Assuming bad sound means bad earbuds
Before replacing the earbuds, test the seal. Thin bass, harsh treble, and poor noise isolation often point to fit issues first. This matters even more if you are comparing products in an earbuds review or choosing between popular models.
Forcing a universal solution
The best ear tips for earbuds are personal. A friend’s favorite tip may not suit your ears at all. Treat recommendations as a starting point, not a guarantee.
When to revisit
Ear tip setup is not something you solve once forever. It is worth revisiting whenever the inputs change, especially before travel, a new workout routine, a commute shift, or seasonal use changes.

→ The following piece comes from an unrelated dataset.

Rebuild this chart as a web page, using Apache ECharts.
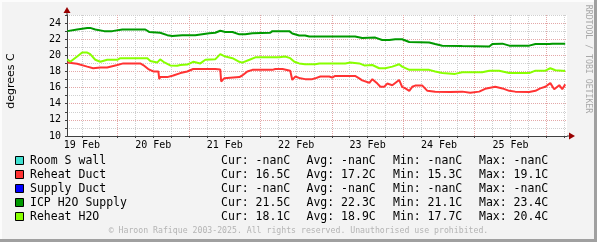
<!DOCTYPE html>
<html>
<head>
<meta charset="utf-8">
<script src="https://cdn.jsdelivr.net/npm/echarts@6/dist/echarts.min.js"></script>
<style>
html,body{margin:0;padding:0;background:#f3f3f3;}
#c{width:597px;height:242px;}
</style>
</head>
<body>
<div id="c"></div>
<script>
// ---- data (hours since 19 Feb 00:00, degrees C) ----
const xMin = 7, xMax = 175;
const dayLabelHours = [12, 36, 60, 84, 108, 132, 156];
const dayLabels = ['19 Feb', '20 Feb', '21 Feb', '22 Feb', '23 Feb', '24 Feb', '25 Feb'];
const gridHours = [12, 18, 24, 30, 36, 42, 48, 54, 60, 66, 72, 78, 84, 90, 96, 102, 108, 114, 120, 126, 132, 138, 144, 150, 156, 162, 168, 174];
const yLabelValues = [10, 12, 14, 16, 18, 20, 22, 24];

const roomSWall = [];
const supplyDuct = [];
const reheatDuct = [
  [7.1,19.1],[10.4,18.95],[13.8,18.6],[15.8,18.4],[18.2,18.5],[20.5,18.5],[23.9,18.8],[25.9,19.0],
  [31.6,19.0],[32.6,18.8],[34.3,18.3],[36.0,18.0],[37.7,18.0],[38.0,17.05],[38.3,17.3],[40.7,17.3],
  [42.7,17.5],[45.1,17.8],[47.4,18.0],[49.4,18.3],[56.8,18.3],[58.5,18.25],[58.8,16.75],[59.8,17.15],
  [64.9,17.3],[65.9,17.5],[67.6,18.0],[69.3,18.2],[76.0,18.2],[77.0,18.3],[79.4,18.3],[82.0,18.1],
  [82.7,16.95],[83.7,17.37],[85.4,17.15],[87.0,17.05],[89.4,17.05],[90.4,17.15],[92.1,17.37],[95.1,17.37],
  [96.1,17.25],[97.1,17.45],[103.8,17.45],[105.2,17.15],[106.2,16.9],[108.6,16.6],[109.6,17.05],[111.3,16.5],
  [112.3,16.1],[113.6,16.1],[114.6,16.5],[116.3,16.3],[118.6,16.95],[119.6,16.1],[120.7,15.9],[122.0,15.6],
  [123.0,16.1],[124.0,16.25],[126.4,16.25],[128.1,15.6],[130.7,15.5],[135.7,15.45],[139.8,15.5],[142.5,15.35],
  [145.5,15.5],[147.5,15.85],[150.9,16.1],[153.3,15.9],[155.6,15.6],[157.6,15.5],[162.3,15.45],[164.4,15.6],
  [166.0,15.9],[167.7,16.1],[169.4,16.55],[170.7,15.8],[172.4,16.3],[173.4,15.8],[174.4,16.4]
];
const icpH2OSupply = [
  [7.1,23.0],[10.4,23.2],[13.8,23.4],[14.8,23.4],[16.5,23.2],[19.5,23.0],[22.2,23.0],[25.6,23.2],
  [33.3,23.2],[34.6,22.9],[38.3,22.8],[40.7,22.5],[42.4,22.4],[45.7,22.5],[50.1,22.5],[54.8,22.75],
  [56.8,22.8],[58.5,23.05],[60.2,22.9],[62.6,22.9],[64.9,22.6],[66.9,22.6],[69.3,22.75],[75.3,22.8],
  [76.0,23.0],[81.7,23.0],[82.7,22.7],[85.0,22.45],[87.0,22.45],[88.4,22.33],[103.8,22.33],[106.2,22.15],
  [110.6,22.2],[112.9,21.9],[115.3,21.9],[117.3,22.0],[119.6,22.0],[122.0,21.65],[128.7,21.6],[130.7,21.4],
  [133.1,21.2],[139.8,21.15],[148.9,21.1],[149.9,21.4],[153.3,21.45],[155.6,21.2],[162.3,21.2],[164.4,21.4],
  [169.1,21.4],[170.1,21.45],[174.4,21.45]
];
const reheatH2O = [
  [7.1,19.5],[8.1,19.2],[10.4,19.85],[12.1,20.35],[13.8,20.35],[14.8,20.15],[16.5,19.45],[18.2,19.2],
  [20.5,19.45],[23.9,19.45],[24.9,19.65],[34.0,19.65],[35.0,19.3],[37.3,19.1],[38.3,19.5],[39.4,19.2],
  [41.7,18.75],[44.0,18.7],[45.1,18.8],[47.4,18.85],[49.4,19.2],[51.8,19.0],[53.5,19.45],[56.8,19.5],
  [58.5,20.15],[60.2,19.85],[62.6,19.65],[64.9,19.2],[65.9,19.1],[68.3,19.45],[70.3,19.75],[78.3,19.75],
  [80.3,19.85],[82.0,19.65],[83.4,19.2],[85.0,19.0],[87.0,18.9],[90.4,18.9],[91.8,19.0],[100.5,19.0],
  [102.2,19.1],[105.2,19.0],[106.9,18.75],[109.6,18.8],[111.9,18.4],[113.9,18.4],[116.3,18.6],[118.6,18.9],
  [119.6,18.6],[122.0,18.2],[128.7,18.2],[130.7,18.0],[133.1,17.8],[137.4,17.7],[139.8,17.9],[146.5,17.9],
  [148.9,18.1],[152.2,18.1],[155.6,17.8],[162.3,17.8],[164.4,18.1],[167.7,18.1],[169.4,18.4],[171.1,18.15],
  [173.4,18.1],[174.4,18.05]
];

// legend table
const seriesNames = ['Room S wall', 'Reheat Duct', 'Supply Duct', 'ICP H2O Supply', 'Reheat H2O'];
const seriesColors = ['#40e0d0', '#ff3333', '#0000ff', '#009900', '#88ff00'];
const curVals = ['-nanC', '16.5C', '-nanC', '21.5C', '18.1C'];
const avgVals = ['-nanC', '17.2C', '-nanC', '22.3C', '18.9C'];
const minVals = ['-nanC', '15.3C', '-nanC', '21.1C', '17.7C'];
const maxVals = ['-nanC', '19.1C', '-nanC', '23.4C', '20.4C'];
const seriesData = [roomSWall, reheatDuct, supplyDuct, icpH2OSupply, reheatH2O];

const MONO = '"DejaVu Sans Mono", monospace';
const majorGrid = '#e4a8a8';
const minorGrid = '#cfcfcf';

const chart = echarts.init(document.getElementById('c'), null, {renderer: 'canvas'});

const graphics = [];
// frame
graphics.push({type:'rect', shape:{x:0,y:0,width:597,height:242}, style:{fill:'#f3f3f3'}, z:-10});
graphics.push({type:'rect', shape:{x:0,y:0,width:597,height:2}, style:{fill:'#fcfcfc'}, z:-9});
graphics.push({type:'rect', shape:{x:0,y:0,width:2,height:242}, style:{fill:'#fcfcfc'}, z:-9});
graphics.push({type:'rect', shape:{x:594,y:0,width:3,height:242}, style:{fill:'#a0a0a0'}, z:-9});
graphics.push({type:'rect', shape:{x:0,y:239,width:597,height:3}, style:{fill:'#a0a0a0'}, z:-9});
// axis extensions + arrows
graphics.push({type:'line', shape:{x1:67,y1:15,x2:67,y2:10}, style:{stroke:'#404040',lineWidth:1}, z:10});
graphics.push({type:'line', shape:{x1:567,y1:136,x2:571,y2:136}, style:{stroke:'#404040',lineWidth:1}, z:10});
graphics.push({type:'polygon', shape:{points:[[63.5,13],[70.5,13],[67,7]]}, style:{fill:'#990000'}, z:11});
graphics.push({type:'polygon', shape:{points:[[569,132.5],[569,139.5],[575,136]]}, style:{fill:'#990000'}, z:11});
// y axis title
graphics.push({type:'text', x:11, y:81, rotation:Math.PI/2,
  style:{text:'degrees C', font:'11px "DejaVu Sans", sans-serif', fill:'#000', align:'center', verticalAlign:'middle'}});
// right credit
graphics.push({type:'text', x:588.5, y:59, rotation:-Math.PI/2,
  style:{text:'RRDTOOL / TOBI OETIKER', font:'8.2px ' + MONO, fill:'#a8a8a8', align:'center', verticalAlign:'middle'}});
// legend rows
for (let i = 0; i < seriesNames.length; i++) {
  const cy = 161 + i * 14;
  graphics.push({type:'rect', shape:{x:15.5,y:cy-4.5,width:8,height:8}, style:{fill:seriesColors[i], stroke:'#000', lineWidth:1}});
  const cols = [[30, seriesNames[i]], [221, 'Cur: ' + curVals[i]], [306.5, 'Avg: ' + avgVals[i]], [393, 'Min: ' + minVals[i]], [479, 'Max: ' + maxVals[i]]];
  cols.forEach(([x, t]) => {
    graphics.push({type:'text', x:x, y:cy, style:{text:t, font:'11.5px ' + MONO, fill:'#000', align:'left', verticalAlign:'middle'}});
  });
}
graphics.push({type:'text', x:298.5, y:231, style:{text:'\u00a9 Haroon Rafique 2003-2025. All rights reserved. Unauthorised use prohibited.',
  font:'8.2px ' + MONO, fill:'#b4b4b4', align:'center', verticalAlign:'middle'}});

const series = seriesNames.map((n, i) => ({
  name: n, type: 'line', data: seriesData[i], showSymbol: false, symbol: 'none',
  lineStyle: {color: seriesColors[i], width: 2}, itemStyle:{color: seriesColors[i]},
  animation: false, z: 3 + i
}));

chart.setOption({
  animation: false,
  backgroundColor: 'transparent',
  grid: {left: 67, right: 30, top: 15, bottom: 106, show: true, backgroundColor: '#ffffff', borderWidth: 0},
  xAxis: {
    type: 'value', min: xMin, max: xMax,
    axisLine: {show: true, onZero: false, lineStyle: {color: '#404040', width: 1}},
    axisTick: {show: true, length: 2, customValues: gridHours, lineStyle:{color:'#404040'}},
    axisLabel: {show: true, customValues: dayLabelHours, margin: 4,
      formatter: v => dayLabels[dayLabelHours.indexOf(Math.round(v))] || '',
      fontFamily: 'DejaVu Sans Mono', fontSize: 10, color: '#000'},
    splitLine: {show: true, lineStyle: {type: [1, 1], width: 1, color: [minorGrid, minorGrid, majorGrid, minorGrid]}}
  },
  yAxis: {
    type: 'value', min: 10, max: 25, interval: 1,
    axisLine: {show: true, onZero: false, lineStyle: {color: '#404040', width: 1}},
    axisTick: {show: true, length: 2, lineStyle:{color:'#404040'}},
    axisLabel: {margin: 6, fontFamily: 'DejaVu Sans Mono', fontSize: 10, color: '#000',
      formatter: v => (yLabelValues.indexOf(v) >= 0 ? String(v) : '')},
    splitLine: {show: true, lineStyle: {type: [1, 1], width: 1, color: [majorGrid, minorGrid]}}
  },
  graphic: graphics,
  series: series
});
</script>
</body>
</html>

Come back to this checklist when:
- You buy new earbuds or in-ear monitors.
- Your old tips start slipping, tearing, or losing shape.
- Your earbuds no longer sound as full or isolating as they used to.
- You switch from desk use to walking, gym use, or travel.
- You notice one ear is consistently less comfortable than the other.
- You add accessories like wings or hooks that change how the earbuds sit.
- Your workflows change and you need better call comfort, multipoint convenience, or longer wear time.
A simple maintenance routine helps. Keep one spare set of your preferred tips, replace them when performance drops, and retest fit after any major change in how you use your earbuds. If you are also reassessing your overall setup, related guides on multipoint earbuds and the Earbuds Battery Life Chart can help you decide whether the issue is fit, features, or the earbuds themselves.
Quick action plan:
- Start with your current stock tips and test both sizes above and below your default.
- If seal is inconsistent, try a different shape before abandoning the earbuds.
- If grip is the main problem, test foam.
- If comfort and maintenance are the priority, stay with silicone.
- Check charging case fit before keeping any replacement set.
- Write down your preferred size and material so future replacements are easy.
That is the simplest way to approach how to choose ear tips: solve for seal, comfort, and real-life use in that order. Once those three line up, your earbuds usually perform much closer to their potential.